Pan dulce is the adaptation of traditional Spanish postres (desserts), brought to Mexico with the Spanish missionaries along with European baking techniques. Now made in innumerable shapes and sizes, pan dulce is an integral part of Mexican culture. There are special breads like pan de muertos for Day of the Dead; popular summer treats like pan de canela, a bread pudding like dessert; and everyday pan dulce like conchas, Pena’s favorite, which are shell-shaped and cakey rolls perfect for dipping in milk or coffee.
Pena makes 5,000 to 6,000 pieces of pan dulce every week for La Mexicana and the store has just ordered new, bigger cases, so he’s likely to be baking even more. A third generation baker, Jose was taught by his father, Dionisio, who learned from his father. Jose’s been baking for 22 years and is now teaching his 14-year old son Ricardo. He smiles when he says this, cheeks plump like proofed dough. He calls pan dulce “comida de securidad” (comfort food), and the description seems accurate.
“It reminds me of growing up in the Mission,” says Diana Cristales-David, proprietor of the new Latina T-shirt company Dulce Designs. Her art reflects the influence ” from sprinkle cookies, to the name Dulce, to the pink bakery boxes she uses to package her shirts.
For many more, pan dulce is a connection to a more distant home. Like other immigrants throughout the centuries, food remains the easiest way to maintain some of what’s been left behind ” think dim sum in Chinatown or even the fervor with which a New Yorker will tell you about their favorite slice of pizza. There is something basic in that cultural attachment to our home’s food, it’s the thread that connects the past and the present.
This becomes even more apparent late in the afternoon and on the weekends, when throngs of people line up to get pan dulce at La Mexicana. Armed with trays and tongs, families pick out their favorites: yo-yos, cake-like balls with a layer of strawberry filling rolled in flaked coconut and canastas, a basket-shaped, cross between a muffin and cupcake with pineapple, apple or strawberry fruit fillings.
La Mexicana sells the most pan dulce after church on Sundays, says one of the store’s owners, Jesus Rodriguez, for many it’s a family tradition.
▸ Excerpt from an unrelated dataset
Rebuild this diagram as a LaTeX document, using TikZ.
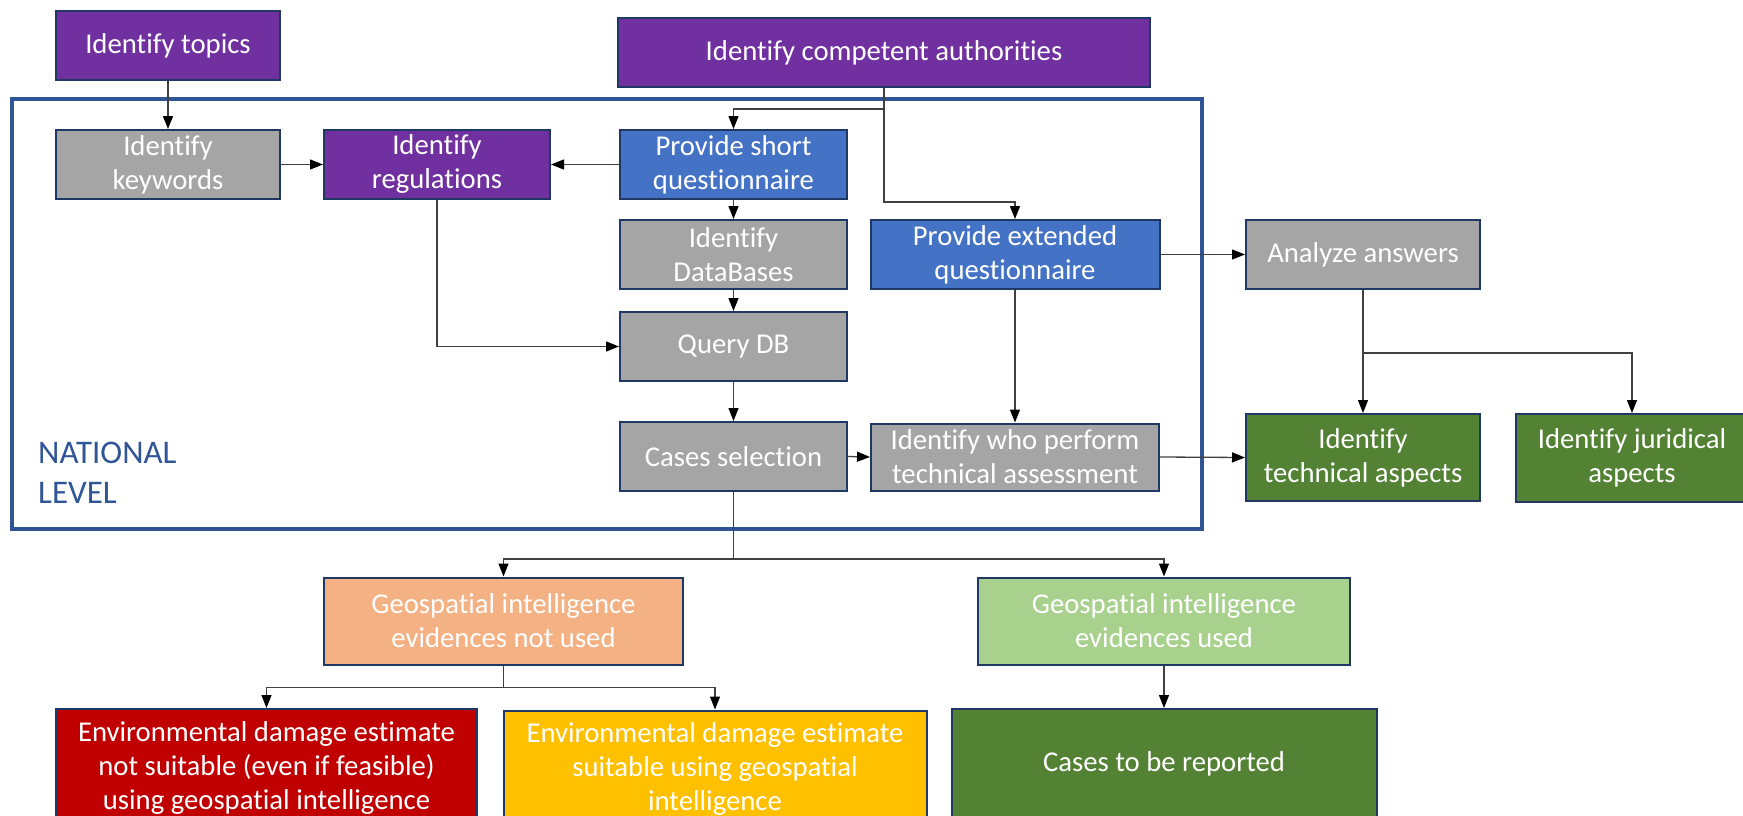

Plus, pan dulce at La Mexicana doesn’t have all of the preservatives and artificial flavors of store bought American pastries, explains Rodriguez. Donuts and Danishes are a bit too sweet.
Pan dulce dough also has a different consistency since many bakers opt for margarine or shortening instead of butter. It also frequently has cinnamon in it, adding a faint aromatic spice when baked. But even if you crave a Krispy Creme, once you try the pan dulce at La Mexicana you’ll likely become a convert.
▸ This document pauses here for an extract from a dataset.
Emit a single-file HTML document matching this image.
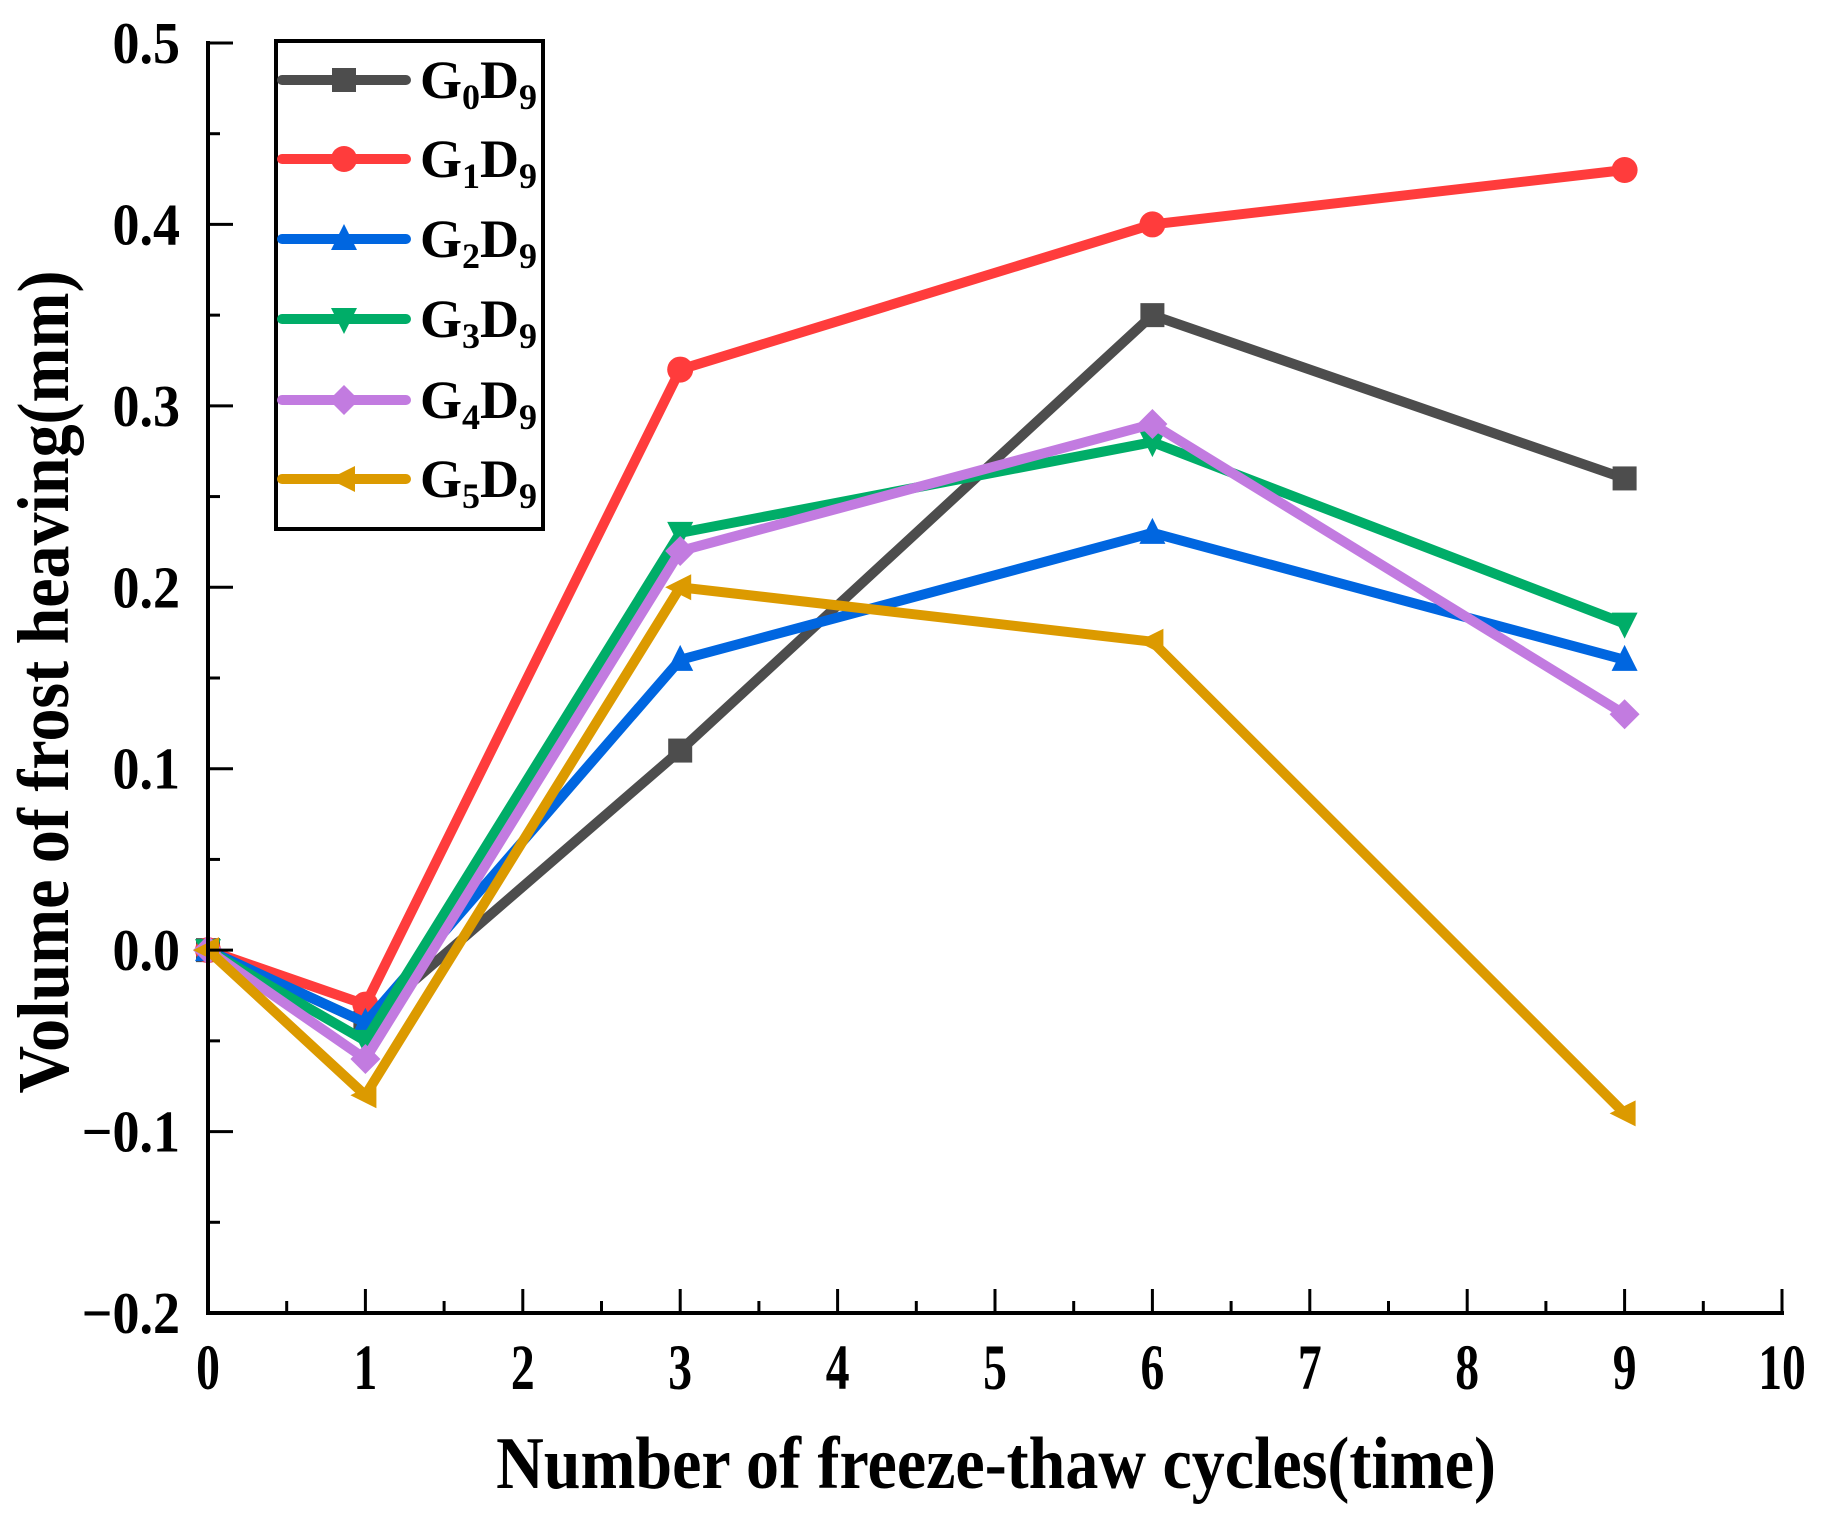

Pena comes in and bakes every morning, so everything is always fresh. Still, whatever you pile on your tray in the center aisle, save room for the cinnamon-sugar coated churros at the front counter. Unlike many churros, these donut-like confections aren’t dry or chewy, but delicate and filled with Bavarian creme, caramel or strawberry. They’re kept warm and are best dipped in a steaming cup of chocolate. They’re even better savored with your eyes closed.